N’appartenant pas au premier cercle des pontes universitaires des études de littératures contemporaines qui règnent en maîtres sur l’ “objet”, Mathilde Bonazzi n’en reste pas moins une lettrée plus qu’impertinente. S’attachant à décoder ce que cache dans la durée la mythologie des Editions de Minuit, elle démonte une certaine monomanie qui entoure la maison d’éditions que Jérôme Lindon racheta pour en faire un des fers de lance du roman d’avant-garde et un des éléments porteurs de la “french –theory”.
Mathlide Bonazzi possède l’intelligence de ne pas jeter tous les bébés de Lindon (et successeurs) avec l’eau de leurs bains. De manière claire et sans le moindre jargon elle prouve que, 7 rue Bernard Palissy, il n’y a pas plus aujourd-hui qu’hier d’ “école du regard” et que l’intitulé “nouveau roman” rassemblait des auteurs disparates.
On le savait déjà mais la spécialiste va plus loin. Elle prouve que non seulement le disparité faisait force de loi mais que la qualité n’était pas toujours au rendez-vous. Sans faire la liste des auteurs morts-nés après un seul livre publié chez Minuit, elle montre que “la ligne de lecture” qu’instaura Lindon induit ce qu’elle appelle “la glaciation d’un classement trop figé”. Sur le plan stylistique comme thématique, il y eut de beaux écarts entre Beckett, Simon, Robe-Grillet ou Ricardou hier comme entre Mauvignier, Chevillard, N’Daye aujourd’hui.
Enrichie d’une dernière partie consacrée aux entretiens de la chercheuse avec trois poulains de Minuit, ce livre montre la diversité de qualité et aussi d’esthétique entre les auteurs au fil des décennies et des affinités de Lindon et sa suite.

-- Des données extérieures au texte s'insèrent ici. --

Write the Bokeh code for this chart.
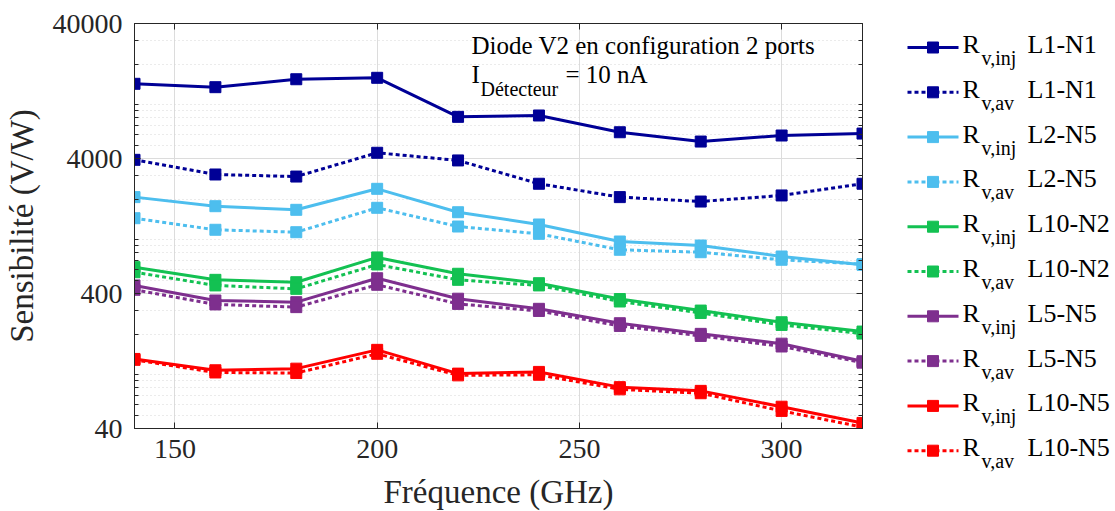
from bokeh.plotting import figure
from bokeh.models import (FixedTicker, LinearAxis, LogAxis, Label, ColumnDataSource,
                          PrintfTickFormatter, CustomJSTickFormatter)
from bokeh.layouts import row, column
from bokeh.embed import file_html
from bokeh.resources import INLINE
from bokeh.core.properties import value

# ---------------- data ----------------
freq = [140, 160, 180, 200, 220, 240, 260, 280, 300, 320]
l1n1_inj = [14300, 13500, 15460, 15840, 8140, 8330, 6260, 5340, 5920, 6120]
l1n1_av = [3910, 3045, 2940, 4410, 3870, 2600, 2070, 1920, 2130, 2600]
l2n5_inj = [2070, 1773, 1667, 2385, 1600, 1298, 971, 907, 752, 653]
l2n5_av = [1445, 1186, 1138, 1725, 1254, 1107, 843, 809, 711, 660]
l10n2_inj = [627, 505, 485, 740, 560, 477, 364, 299, 245, 209]
l10n2_av = [575, 459, 433, 656, 505, 459, 349, 287, 234, 202]
l5n5_inj = [459, 355, 345, 519, 366, 308, 241, 201, 170, 126]
l5n5_av = [426, 332, 317, 464, 335, 297, 230, 194, 162, 123]
l10n5_inj = [131, 108, 111, 153, 102, 105, 81, 76, 58, 44]
l10n5_av = [129, 104, 103, 143, 99, 100, 78, 73, 54, 41]

series_values = [l1n1_inj, l1n1_av, l2n5_inj, l2n5_av, l10n2_inj, l10n2_av,
                 l5n5_inj, l5n5_av, l10n5_inj, l10n5_av]
series_names = ["L1-N1", "L1-N1", "L2-N5", "L2-N5", "L10-N2", "L10-N2",
                "L5-N5", "L5-N5", "L10-N5", "L10-N5"]
series_kind = ["v,inj", "v,av"] * 5
series_colors = ["#000096", "#000096", "#4DBEEE", "#4DBEEE", "#13C152", "#13C152",
                 "#7E2F8E", "#7E2F8E", "#FF0000", "#FF0000"]

x_ticks = [150, 200, 250, 300]
y_ticks = [40, 400, 4000, 40000]
y_minor = [m * 10 ** k for k in range(1, 5) for m in range(1, 10)
           if 40 < m * 10 ** k < 40000 and m * 10 ** k not in y_ticks]
x_title = "Fréquence (GHz)"
y_title = "Sensibilité (V/W)"

FONT = "Liberation Serif"
AX = "#262626"
MAIN_W = 878
MAIN_H = 470         # main plot height; x title strip sits below it
TOTAL_W = 1115
TOTAL_H = 511

# ---------------- main plot ----------------
p = figure(width=MAIN_W, height=MAIN_H, x_range=(140, 320), y_range=(40, 40000),
           y_axis_type="log", output_backend="svg", toolbar_location=None,
           min_border_left=134, min_border_right=16, min_border_top=23,
           min_border_bottom=MAIN_H - 428, background_fill_color="white",
           border_fill_color="white", outline_line_color=AX)

for vals, color, kind in zip(series_values, series_colors, series_kind):
    dash = "solid" if kind == "v,inj" else "4 3"
    p.line(freq, vals, line_color=color, line_width=3, line_dash=dash)
    p.scatter(freq, vals, marker="square", size=11, fill_color=color,
              line_color=color)

xt = FixedTicker(ticks=x_ticks, minor_ticks=[])
yt = FixedTicker(ticks=y_ticks, minor_ticks=y_minor)

def style_axis(ax, labels=True):
    ax.axis_line_color = AX
    ax.major_tick_line_color = AX
    ax.minor_tick_line_color = AX
    ax.major_tick_in = 6
    ax.major_tick_out = 0
    ax.minor_tick_in = 4
    ax.minor_tick_out = 0
    if labels:
        ax.major_label_text_font = FONT
        ax.major_label_text_font_size = "28px"
        ax.major_label_text_color = AX
        ax.axis_label_text_font = FONT
        ax.axis_label_text_font_size = "33px"
        ax.axis_label_text_font_style = "normal"
        ax.axis_label_text_color = AX
    else:
        ax.formatter = CustomJSTickFormatter(code="return ''")
        ax.major_label_text_color = None
        ax.major_label_text_font_size = "8px"
        ax.major_label_standoff = 0

bx = p.xaxis[0]
ly = p.yaxis[0]
bx.ticker = xt
ly.ticker = yt
ly.formatter = PrintfTickFormatter(format="%d")
style_axis(bx)
style_axis(ly)
ly.axis_label = y_title
bx.major_label_standoff = 11
ly.major_label_standoff = 12
ly.axis_label_standoff = 10

top = LinearAxis(ticker=xt)
style_axis(top, labels=False)
p.add_layout(top, "above")
right = LogAxis(ticker=yt)
style_axis(right, labels=False)
p.add_layout(right, "right")

p.xgrid.ticker = xt
p.ygrid.ticker = yt
p.xgrid.grid_line_color = "#DCDCDC"
p.ygrid.grid_line_color = "#DCDCDC"
p.ygrid.minor_grid_line_color = "#D6D6D6"
p.ygrid.minor_grid_line_dash = "1 3"

# annotation text inside the plot
ann = [
    ("Diode V2 en configuration 2 ports", 337, 382.7, "25px"),
    ("I", 337, 354.3, "25px"),
    ("Détecteur", 346, 340, "20px"),
    ("= 10 nA", 431, 354.3, "25px"),
]
for t, x, y, fs in ann:
    p.add_layout(Label(x=x, y=y, x_units="screen", y_units="screen", text=t,
                       text_font=FONT, text_font_size=fs, text_color="black",
                       text_baseline="alphabetic"))

# ---------------- x axis title strip (below the main plot) ----------------
xs = figure(width=MAIN_W, height=TOTAL_H - MAIN_H, x_range=(0, MAIN_W),
            y_range=(TOTAL_H, MAIN_H), output_backend="svg", toolbar_location=None,
            min_border=0, min_border_top=0, min_border_bottom=0,
            min_border_left=0, min_border_right=0,
            x_axis_location=None, y_axis_location=None, outline_line_color=None,
            background_fill_color="white", border_fill_color="white")
xs.grid.visible = False
xs.text(x=[498], y=[491], text=[x_title], text_font=value(FONT),
        text_font_size="33px", text_align="center", text_baseline="alphabetic",
        text_color=AX)

# ---------------- legend panel ----------------
q = figure(width=TOTAL_W - MAIN_W, height=TOTAL_H, x_range=(MAIN_W, TOTAL_W),
           y_range=(TOTAL_H, 0),
           output_backend="svg", toolbar_location=None, min_border=0,
           min_border_top=0, min_border_bottom=0, min_border_left=0,
           min_border_right=0,
           x_axis_location=None, y_axis_location=None, outline_line_color=None,
           background_fill_color="white", border_fill_color="white")
q.grid.visible = False

row_y = [47 + 44.8 * i for i in range(len(series_names))]
for yv, color, kind in zip(row_y, series_colors, series_kind):
    dash = "solid" if kind == "v,inj" else "4 3"
    q.line([907, 958], [yv, yv], line_color=color, line_width=3, line_dash=dash)
    q.scatter([932.5], [yv], marker="square", size=11, fill_color=color,
              line_color=color)

src_r = ColumnDataSource(dict(x=[962] * 10, y=[v - 3 for v in row_y], t=["R"] * 10))
src_s = ColumnDataSource(dict(x=[981] * 10, y=[v + 10.5 for v in row_y], t=series_kind))
src_n = ColumnDataSource(dict(x=[1027] * 10, y=[v - 3 for v in row_y], t=series_names))
q.text(x="x", y="y", text="t", source=src_r, text_font=value(FONT),
       text_font_size="26px", text_baseline="alphabetic", text_color="black")
q.text(x="x", y="y", text="t", source=src_s, text_font=value(FONT),
       text_font_size="20px", text_baseline="alphabetic", text_color="black")
q.text(x="x", y="y", text="t", source=src_n, text_font=value(FONT),
       text_font_size="26px", text_baseline="alphabetic", text_color="black")

layout = row(column(p, column(xs)), column(q))
open("out.html", "w").write(file_html(layout, INLINE))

Réservant un sort particulier à Monique Wittig et à Beckett — Mathilde Bonazzi envisage celui-ci de manière cavalière et c’est le seul reproche que nous pouvons accorder à son livre -, l’auteure offre bien des ouvertures dont certains auteurs qui se seraient voulu les élus d’une telle maison n’ont pas compris.
Il ne s’agit pas en effet d’écrire à la suite de Duras, Beckett et des autres. C’est “écrire la suite” dit-elle. Ce qui est bien différent. En 2018 Mauvignier avec Continuer et Pauline Delabroy-Allard avec ça raconte Sarah l’ont prouvé en instaurant un nouveau leurre dans le leurre, un nouveau “genre” dans le roman. Il n’est pas écran de ce qui fut mais écart par rapport à ce qui existe.
Et c’est lorsque la littérature dépasse ce seuil, qu’existe — comme le fit l’écriture “anorexique” de Beckett fort éloignée de “l’exigence des snobs” — ce qui ne se pense pas encore, loin de ce qui bloque et paralyse.
La remise est donc toujours de mise.
jean-paul gavard-perret
Mathilde Bonazzi, Mythologies d’un style. Les Editions de Minuit, La Baconnière, Nouvelle collection langage, Genève, 2019, 216 p. — 20,00 €, 23,00 CHF.